Jeschua vergleicht zwei Sachen: Einerseits kann ein Verstümmelter ohne Hand in das ewige Leben kommen, andererseits kann man mit beiden Händen auf einer Mülldeponie landen, wo der Körper verbrannt wird. Was ist besser?

 Jeschuas Zuhörer, genauso wie moderne Leser, können verstehen, dass man das Gesagte nicht wörtlich nehmen darf, sondern es geht darum, welche Eigenschaften unseres Wesens, unseres Charakters wir abtrennen sollen. Der Vergleich mit der Abtrennung der Hand oder des Beines ist nicht umsonst. Es ist wirklich ein sehr schmerzhafter Prozess. Aber es ist besser, dies zu vollbringen, denn in die Welt, wohin wir gehen – in das ewige Leben – können wir nicht hineinkommen, wenn wir sogar ein bisschen Finsternis in uns tragen. Das Hereinkommen wird ohne Abtrennung jeglicher Finsternis, jeglichen dunklen Flecks nicht möglich

(Mk. 9,49):

Denn jeder wird mit Feuer gesalzen werden. 

Juden schlossen den Bund des Salzes ab. Salz bewahrt Fleisch von verderben. Salz korrigiert den Geschmack. Salz kann Fleisch vom Blut reinigen, d.h. mithilfe des Salzes kann man auch eine rituelle Reinigung vollbringen. Und jeder soll eine Korrektur durch Salz durchlaufen, den Prozess, von dem Jeschua früher bereits gesprochen hat. Jedes Opfer wird durch Salz korrigiert. Wir bereiten uns zum Opfer durch die Kreuzigung  Jeschua und wir müssen gesalzen werden.

Jeschua setzt fort

 (Mk. 9, 50):

Das Salz ist gut; wenn aber das Salz nicht mehr salzt, womit werdet ihr’s würzen?

Ein nicht salziges Salz ist ein Widerspruch in sich. Das Salz kann nicht nichtsalzig sein. Wenn Salz nichtsalzig ist, kann man damit nicht würzen, das ist dann überhaupt kein Salz. Dieses Kapitel endet mit den Worten:

Habt Salz bei euch und habt Frieden untereinander!

Jeschua spricht darüber, dass wir in uns Kraft und Möglichkeit haben sollen, uns selbst zu korrigieren. Uns zu beherrschen, uns bewusst zu sein, was wir sein möchten – die Größeren oder die Kleineren.

Wir sollen verstehen, wozu wir tatsächlich fähig sind, wie groß unser Glaube ist und was  uns gegeben wurde. Und wenn wir Salz in uns haben, sollen wir auch Frieden untereinander haben.

Salz zu besitzen bedeutet sich selbst wirklich zu kennen. Das hilft, sich selbst nicht auf die erste Stelle zu stellen und im Kampf um den ersten Platz einen anderen Menschen zu verstoßen.
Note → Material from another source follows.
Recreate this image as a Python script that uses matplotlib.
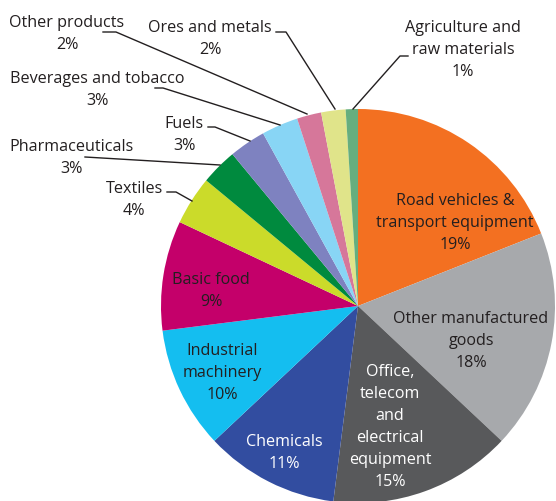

Diese Selbsterkenntnis sollte helfen, barmherziger im Umgang mit anderen Menschen zu werden. Solche Einstellung zu anderen führt zum Frieden untereinander.

Man kann sagen, das ist Jeschuas Testament an seine Nachkommen. Das wurde nicht nur seinen Schülern gesagt, sondern auch uns, wie einen Teil der Rettungsmethode. Man soll vor allem seine eigene Schwächen betrachten, diese salzen, korrigieren und abtrennen (manchmal sehr schmerzhaft) und dieses Salz immer in sich haben. Und wenn wir Salz in uns haben und barmherzig miteinander umgehen, können wir dann vergeben und mit Verständnis die Schwächen anderer Menschen annehmen, wir können dann anderen helfen der Sünde zu widerstehen, und wir werden Frieden untereinander haben. Und das ist das größte Zeichen für Jeschuas Jünger.